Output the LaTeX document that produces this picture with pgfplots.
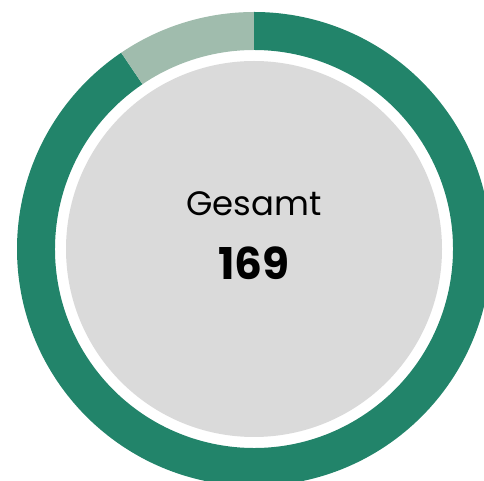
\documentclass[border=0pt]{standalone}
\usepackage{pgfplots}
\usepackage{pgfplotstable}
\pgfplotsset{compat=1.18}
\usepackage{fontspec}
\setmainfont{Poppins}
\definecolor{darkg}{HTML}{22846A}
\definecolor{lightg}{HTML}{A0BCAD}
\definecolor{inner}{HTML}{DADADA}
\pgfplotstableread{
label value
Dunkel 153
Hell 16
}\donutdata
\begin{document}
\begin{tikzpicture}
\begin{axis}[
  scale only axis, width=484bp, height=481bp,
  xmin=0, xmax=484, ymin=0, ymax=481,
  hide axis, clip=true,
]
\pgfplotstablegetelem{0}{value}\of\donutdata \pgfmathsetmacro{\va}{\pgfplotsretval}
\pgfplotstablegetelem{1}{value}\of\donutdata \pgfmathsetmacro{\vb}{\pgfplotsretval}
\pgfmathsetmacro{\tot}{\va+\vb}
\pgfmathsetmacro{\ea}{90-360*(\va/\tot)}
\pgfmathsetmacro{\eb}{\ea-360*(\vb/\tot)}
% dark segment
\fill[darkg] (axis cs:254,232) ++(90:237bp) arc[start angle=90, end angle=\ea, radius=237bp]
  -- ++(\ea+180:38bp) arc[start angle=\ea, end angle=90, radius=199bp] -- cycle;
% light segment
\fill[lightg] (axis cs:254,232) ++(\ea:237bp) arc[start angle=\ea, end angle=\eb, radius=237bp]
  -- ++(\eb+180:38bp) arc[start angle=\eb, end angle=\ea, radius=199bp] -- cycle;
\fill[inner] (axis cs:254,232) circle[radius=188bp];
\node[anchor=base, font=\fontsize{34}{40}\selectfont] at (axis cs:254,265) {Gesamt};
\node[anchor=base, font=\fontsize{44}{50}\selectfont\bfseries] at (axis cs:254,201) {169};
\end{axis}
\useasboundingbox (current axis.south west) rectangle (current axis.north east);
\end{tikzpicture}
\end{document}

•••••

Given instruction – What is needed is an exact reproduction of the data, pictures excluded.

Full answer –
Output the LaTeX document that produces this picture with pgfplots.
\documentclass[border=0pt]{standalone}
\usepackage{pgfplots}
\usepackage{pgfplotstable}
\pgfplotsset{compat=1.18}
\usepackage{fontspec}
\setmainfont{Poppins}
\definecolor{darkg}{HTML}{22846A}
\definecolor{lightg}{HTML}{A0BCAD}
\definecolor{inner}{HTML}{DADADA}
\pgfplotstableread{
label value
Dunkel 153
Hell 16
}\donutdata
\begin{document}
\begin{tikzpicture}
\begin{axis}[
  scale only axis, width=484bp, height=481bp,
  xmin=0, xmax=484, ymin=0, ymax=481,
  hide axis, clip=true,
]
\pgfplotstablegetelem{0}{value}\of\donutdata \pgfmathsetmacro{\va}{\pgfplotsretval}
\pgfplotstablegetelem{1}{value}\of\donutdata \pgfmathsetmacro{\vb}{\pgfplotsretval}
\pgfmathsetmacro{\tot}{\va+\vb}
\pgfmathsetmacro{\ea}{90-360*(\va/\tot)}
\pgfmathsetmacro{\eb}{\ea-360*(\vb/\tot)}
% dark segment
\fill[darkg] (axis cs:254,232) ++(90:237bp) arc[start angle=90, end angle=\ea, radius=237bp]
  -- ++(\ea+180:38bp) arc[start angle=\ea, end angle=90, radius=199bp] -- cycle;
% light segment
\fill[lightg] (axis cs:254,232) ++(\ea:237bp) arc[start angle=\ea, end angle=\eb, radius=237bp]
  -- ++(\eb+180:38bp) arc[start angle=\eb, end angle=\ea, radius=199bp] -- cycle;
\fill[inner] (axis cs:254,232) circle[radius=188bp];
\node[anchor=base, font=\fontsize{34}{40}\selectfont] at (axis cs:254,265) {Gesamt};
\node[anchor=base, font=\fontsize{44}{50}\selectfont\bfseries] at (axis cs:254,201) {169};
\end{axis}
\useasboundingbox (current axis.south west) rectangle (current axis.north east);
\end{tikzpicture}
\end{document}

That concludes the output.